日本の社会は極端に言えば「いじめ」ることを前提に成り立っていると言っても過言ではなく、なくすことはそう簡単ではありません。
企業では派遣社員などを年収200万円(時給800円程度)で働かせている一方では年収10億円の社長がいる。何かおかしいと思いませんか?
労働の対価として社長が500人分の仕事をしているとはとても思えません。
この所得の低下と所得格差が人々の「気持ちの余裕」をなくしてしまっているのです。
私たちが育ってきた1950年代では、物は豊富ではありませんでしたが、今ほど格差もなかったと思います。その頃にも学校内でけんかもありましたが、「いじめ」はほとんどありませんでした。その頃は所得格差が今ほどひどくはなかったと思います。

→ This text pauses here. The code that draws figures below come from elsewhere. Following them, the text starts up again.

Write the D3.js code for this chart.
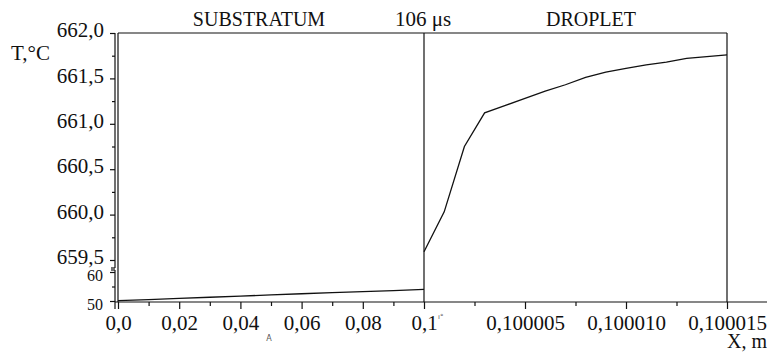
<!DOCTYPE html>
<html><head><meta charset="utf-8">
<script src="https://cdn.jsdelivr.net/npm/d3@7"></script>
<style>
html,body{margin:0;padding:0;background:#fff;}
svg{display:block;}
</style></head>
<body><svg id="c" width="767" height="354"></svg>
<script>
// ---- data ----
const subX = [0, 0.01, 0.02, 0.03, 0.04, 0.05, 0.06, 0.07, 0.08, 0.09, 0.1];
const subT = [50.1, 50.5, 50.9, 51.3, 51.7, 52.1, 52.5, 52.9, 53.2, 53.6, 54.0];
const dropX = [0.1, 0.100001, 0.100002, 0.100003, 0.100004, 0.100005, 0.100006, 0.100007,
               0.100008, 0.100009, 0.10001, 0.100011, 0.100012, 0.100013, 0.100014, 0.100015];
const dropT = [659.59, 660.03, 660.75, 661.12, 661.20, 661.28, 661.36, 661.43,
               661.51, 661.57, 661.61, 661.65, 661.68, 661.72, 661.74, 661.76];
const leftTicks = [0, 0.02, 0.04, 0.06, 0.08, 0.1];
const leftTickLabels = ["0,0", "0,02", "0,04", "0,06", "0,08", "0,1"];
const leftMinor = [0.01, 0.03, 0.05, 0.07, 0.09];
const rightTicks = [0.100005, 0.10001, 0.100015];
const rightTickLabels = ["0,100005", "0,100010", "0,100015"];
const rightMinor = [0.1000025, 0.1000075, 0.1000125];
const upperTicks = [659.5, 660.0, 660.5, 661.0, 661.5, 662.0];
const upperTickLabels = ["659,5", "660,0", "660,5", "661,0", "661,5", "662,0"];
const upperMinor = [659.75, 660.25, 660.75, 661.25, 661.75];
const lowerTicks = [50, 60];
const lowerTickLabels = ["50", "60"];
const lowerMinor = [55];

// ---- scales ----
const FONT = "Liberation Serif";
const svg = d3.select("#c");
const xL = d3.scaleLinear().domain([0, 0.1]).range([118, 424]);
const xR = d3.scaleLinear().domain([0.1, 0.100015]).range([424, 727]);
const yU = d3.scaleLinear().domain([659.5, 662]).range([260, 33]);
const yL = d3.scaleLinear().domain([50, 60]).range([301, 272]);
const baseY = 302;
const axisX = 115;
const col = "#111";

// frame
const g = svg.append("g").attr("stroke", col).attr("stroke-width", 1.2).attr("fill", "none");
g.append("line").attr("x1", xL(0)).attr("x2", xR(0.100015)).attr("y1", yU(662)).attr("y2", yU(662));
g.append("line").attr("x1", xL(0)).attr("x2", xL(0)).attr("y1", yU(662)).attr("y2", baseY);
g.append("line").attr("x1", xL(0.1)).attr("x2", xL(0.1)).attr("y1", yU(662)).attr("y2", baseY);
g.append("line").attr("x1", xR(0.100015)).attr("x2", xR(0.100015)).attr("y1", yU(662)).attr("y2", baseY);
// x axis baseline
g.append("line").attr("x1", axisX).attr("x2", 767).attr("y1", baseY).attr("y2", baseY);
// y axis segments (broken)
g.append("line").attr("x1", axisX).attr("x2", axisX).attr("y1", yU(662)).attr("y2", 268);
g.append("line").attr("x1", axisX - 4).attr("x2", axisX).attr("y1", 268).attr("y2", 268);
g.append("line").attr("x1", axisX).attr("x2", axisX).attr("y1", 270).attr("y2", 309);
g.append("line").attr("x1", axisX - 4).attr("x2", axisX).attr("y1", 270).attr("y2", 270);

// axes with d3
function styleAxis(sel, fs) {
  sel.attr("font-family", FONT).attr("font-size", fs);
  sel.select(".domain").remove();
  sel.selectAll(".tick line").attr("stroke", col).attr("stroke-width", 1.2);
  sel.selectAll(".tick text").attr("fill", col).attr("font-family", FONT).attr("font-size", fs);
}
const axL = svg.append("g").attr("transform", `translate(0,${baseY})`)
  .call(d3.axisBottom(xL).tickValues(leftTicks).tickSize(7).tickPadding(6)
        .tickFormat((d, i) => leftTickLabels[i]));
styleAxis(axL, 21);
const axLm = svg.append("g").attr("transform", `translate(0,${baseY})`)
  .call(d3.axisBottom(xL).tickValues(leftMinor).tickSize(4).tickFormat(""));
styleAxis(axLm, 21);
const axR = svg.append("g").attr("transform", `translate(0,${baseY})`)
  .call(d3.axisBottom(xR).tickValues(rightTicks).tickSize(7).tickPadding(6)
        .tickFormat((d, i) => rightTickLabels[i]));
styleAxis(axR, 21);
const axRm = svg.append("g").attr("transform", `translate(0,${baseY})`)
  .call(d3.axisBottom(xR).tickValues(rightMinor).tickSize(4).tickFormat(""));
styleAxis(axRm, 21);

const ayU = svg.append("g").attr("transform", `translate(${axisX},0)`)
  .call(d3.axisLeft(yU).tickValues(upperTicks).tickSize(5).tickPadding(6)
        .tickFormat((d, i) => upperTickLabels[i]));
styleAxis(ayU, 21);
ayU.selectAll(".tick text").attr("dy", "0.18em");
const ayUm = svg.append("g").attr("transform", `translate(${axisX},0)`)
  .call(d3.axisLeft(yU).tickValues(upperMinor).tickSize(3).tickFormat(""));
styleAxis(ayUm, 21);
const ayL = svg.append("g").attr("transform", `translate(${axisX},0)`)
  .call(d3.axisLeft(yL).tickValues(lowerTicks).tickSize(5).tickPadding(7)
        .tickFormat((d, i) => lowerTickLabels[i]));
styleAxis(ayL, 16);
ayL.selectAll(".tick text").attr("dy", "0.5em");
const ayLm = svg.append("g").attr("transform", `translate(${axisX},0)`)
  .call(d3.axisLeft(yL).tickValues(lowerMinor).tickSize(3).tickFormat(""));
styleAxis(ayLm, 16);

// data lines
const lineSub = d3.line().x((d, i) => xL(subX[i])).y(d => yL(d));
svg.append("path").datum(subT).attr("d", lineSub)
  .attr("fill", "none").attr("stroke", col).attr("stroke-width", 1.3);
const lineDrop = d3.line().x((d, i) => xR(dropX[i])).y(d => yU(d));
svg.append("path").datum(dropT).attr("d", lineDrop)
  .attr("fill", "none").attr("stroke", col).attr("stroke-width", 1.3);

// texts
const t = (x, y, s, fs, anchor) => svg.append("text").attr("x", x).attr("y", y)
  .attr("text-anchor", anchor || "start").attr("fill", col)
  .attr("font-family", FONT).attr("font-size", fs).text(s);
t(11, 60, "T,°C", 21);
t(259, 26, "SUBSTRATUM", 20, "middle");
t(395, 26, "106 μs", 21);
t(591, 26, "DROPLET", 20, "middle");
t(727, 348, "X, m", 20);
svg.append("text").attr("x", 269).attr("y", 341).attr("text-anchor", "middle")
  .attr("fill", "#555").attr("font-family", "DejaVu Sans").attr("font-size", 8).text("A");
svg.append("text").attr("x", 438).attr("y", 319)
  .attr("fill", "#555").attr("font-family", "DejaVu Sans").attr("font-size", 7).text("ı°");
</script></body></html>
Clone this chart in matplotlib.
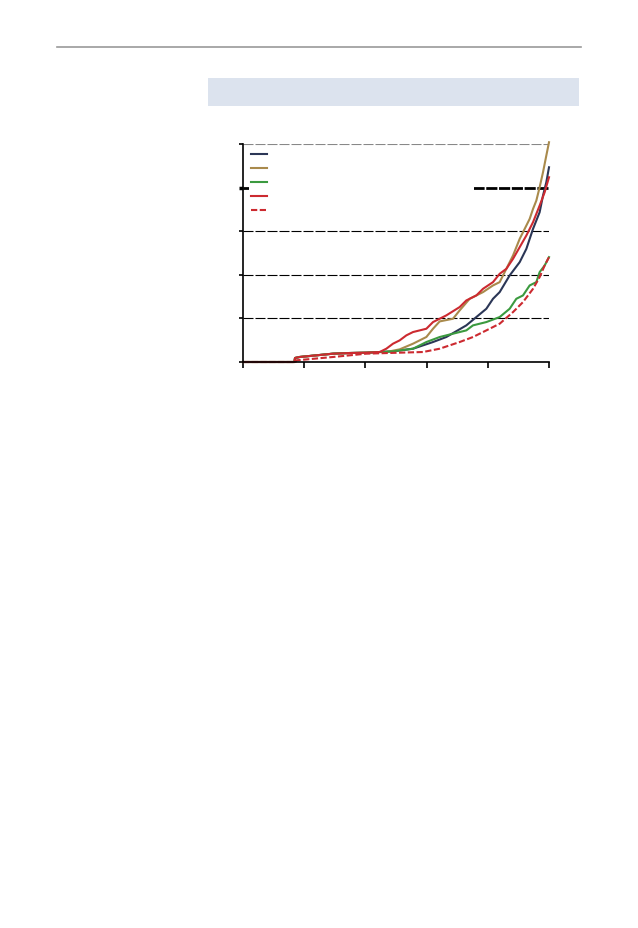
import matplotlib
matplotlib.use("Agg")
import matplotlib.pyplot as plt
from matplotlib.lines import Line2D
from matplotlib.patches import Rectangle

# ---- data ----
base_x = [0.0, 0.84, 0.85, 0.926, 1.198, 1.471, 1.743, 2.015, 2.233]
base_y = [0.0, 0.0, 0.092, 0.115, 0.153, 0.191, 0.206, 0.214, 0.229]

navy_x = base_x + [2.451, 2.778, 3.105, 3.322, 3.649, 3.813, 3.976, 4.085, 4.194, 4.357, 4.521, 4.630, 4.739, 4.847, 4.902, 4.956, 5.0]
navy_y = base_y + [0.244, 0.305, 0.458, 0.573, 0.840, 1.031, 1.221, 1.450, 1.603, 1.985, 2.290, 2.595, 3.053, 3.435, 3.817, 4.122, 4.466]

gold_x = base_x + [2.342, 2.560, 2.778, 2.996, 3.105, 3.214, 3.431, 3.540, 3.704, 3.922, 4.085, 4.194, 4.303, 4.412, 4.521, 4.630, 4.684, 4.739, 4.793, 4.847, 4.902, 4.956, 5.0]
gold_y = base_y + [0.229, 0.290, 0.420, 0.573, 0.763, 0.931, 0.992, 1.183, 1.450, 1.603, 1.756, 1.832, 2.137, 2.443, 2.824, 3.130, 3.282, 3.511, 3.702, 4.008, 4.351, 4.733, 5.04]

green_x = base_x + [2.451, 2.778, 2.996, 3.214, 3.431, 3.649, 3.758, 3.976, 4.194, 4.357, 4.466, 4.575, 4.684, 4.793, 4.847, 4.929, 5.0]
green_y = base_y + [0.244, 0.305, 0.458, 0.573, 0.649, 0.725, 0.840, 0.916, 1.031, 1.221, 1.450, 1.527, 1.756, 1.832, 2.061, 2.214, 2.405]

red_x = base_x + [2.342, 2.451, 2.560, 2.669, 2.778, 2.996, 3.105, 3.322, 3.540, 3.649, 3.813, 3.922, 4.085, 4.194, 4.303, 4.412, 4.521, 4.630, 4.739, 4.847, 4.929, 5.0]
red_y = base_y + [0.305, 0.420, 0.496, 0.611, 0.687, 0.763, 0.916, 1.069, 1.260, 1.412, 1.527, 1.679, 1.832, 2.023, 2.137, 2.366, 2.634, 2.901, 3.206, 3.588, 3.893, 4.237]

reddash_x = [0.0, 0.86, 0.871, 1.471, 2.015, 2.560, 2.941, 3.214, 3.540, 3.758, 3.976, 4.194, 4.412, 4.575, 4.739, 4.847, 4.929, 5.0]
reddash_y = [0.0, 0.0, 0.038, 0.115, 0.191, 0.214, 0.229, 0.305, 0.458, 0.573, 0.725, 0.878, 1.145, 1.374, 1.679, 1.947, 2.214, 2.405]

x_ticks = [0, 1, 2, 3, 4, 5]
y_ticks = [0, 1, 2, 3, 4, 5]

NAVY = "#2b3656"
GOLD = "#a98a4c"
GREEN = "#3b9a3f"
RED = "#cc2a30"

fig = plt.figure(figsize=(6.38, 9.29), dpi=100)

# page decorations
fig.add_artist(Line2D([57/638, 581/638], [1-48/929, 1-48/929], color="#9a9a9a", lw=1.2, transform=fig.transFigure))
fig.add_artist(Rectangle((208/638, 1-107/929), (579-208)/638, 28/929, transform=fig.transFigure,
                         facecolor="#dce3ee", edgecolor="none"))

ax = fig.add_axes([243/638, 1-363/929, 306/638, 218/929])
ax.set_xlim(0, 5)
ax.set_ylim(0, 5)
ax.set_xticks(x_ticks)
ax.set_yticks(y_ticks)
ax.set_xticklabels([])
ax.set_yticklabels([])
for s in ["top", "right"]:
    ax.spines[s].set_visible(False)
ax.spines["left"].set_linewidth(1.2)
ax.spines["bottom"].set_linewidth(1.2)
ax.tick_params(axis="x", direction="out", length=4, width=1.2)
ax.tick_params(axis="y", direction="out", length=3, width=1.2)
ax.yaxis.grid(True, color="black", lw=0.8, linestyle=(0, (9, 1.8)))
ax.set_axisbelow(True)
gl = ax.yaxis.get_gridlines()
gl[4].set_linewidth(2.0)
gl[4].set_linestyle((0, (4, 0.6)))
gl[5].set_color("#888888")
ax.yaxis.get_major_ticks()[4].tick1line.set_markeredgewidth(2.5)

lw = 1.5
h1, = ax.plot(navy_x, navy_y, color=NAVY, lw=lw, clip_on=False)
h2, = ax.plot(gold_x, gold_y, color=GOLD, lw=lw, clip_on=False)
h3, = ax.plot(green_x, green_y, color=GREEN, lw=lw, clip_on=False)
h4, = ax.plot(red_x, red_y, color=RED, lw=lw, clip_on=False)
h5, = ax.plot(reddash_x, reddash_y, color=RED, lw=lw, linestyle=(0, (3, 1.2)), clip_on=False)

leg = ax.legend([h1, h2, h3, h4, h5], [""] * 5, loc="upper left",
                bbox_to_anchor=(0.02, 0.982, 0.735, 0.0), mode="expand",
                frameon=True, fancybox=False, edgecolor="none", facecolor="white", framealpha=1,
                fontsize=7, handlelength=1.6, handletextpad=0.3, labelspacing=0.41,
                borderpad=0.2, borderaxespad=0.0)

fig.savefig("out.png", dpi=100)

現在、労働者はどんどん給料が下げられ、生活が苦しくなり食べ物も十分買えない層が増えています。その結果、家庭内でも余裕がなく、ギスギスして少しのことで怒りやすくなる。さらに朝早くから夜遅くまで働き、子供と話す機会がほとんどありません。
結局この所得低下と不況によるリストラの弊害が子供社会に大きな影響を与えているのです。
前政府の自民・公明党や今の政府民主党が、財界の意向に沿って民間企業の給与を低く抑えようと派遣労働を一般の仕事にまで広げる法律を作りました。
そしてこれらの法律には反対せずに不満のはけ口を別の方へ向けるため、公務員の所得が高いとバッシング(いじめ)する「維新の会」の人たち。
この大人社会の労働者や弱者の人たちへの「いじめ」をなくさない限り、その鏡である子供たちの「いじめ」はなくならないでしょう。
利益追求が第一の世界(政治)と隣の友達を蹴落さなければ上がれないシステムを変えることが出来れば「いじめ」をなくすことが可能だと考えますが、みなさんはどう思いますか。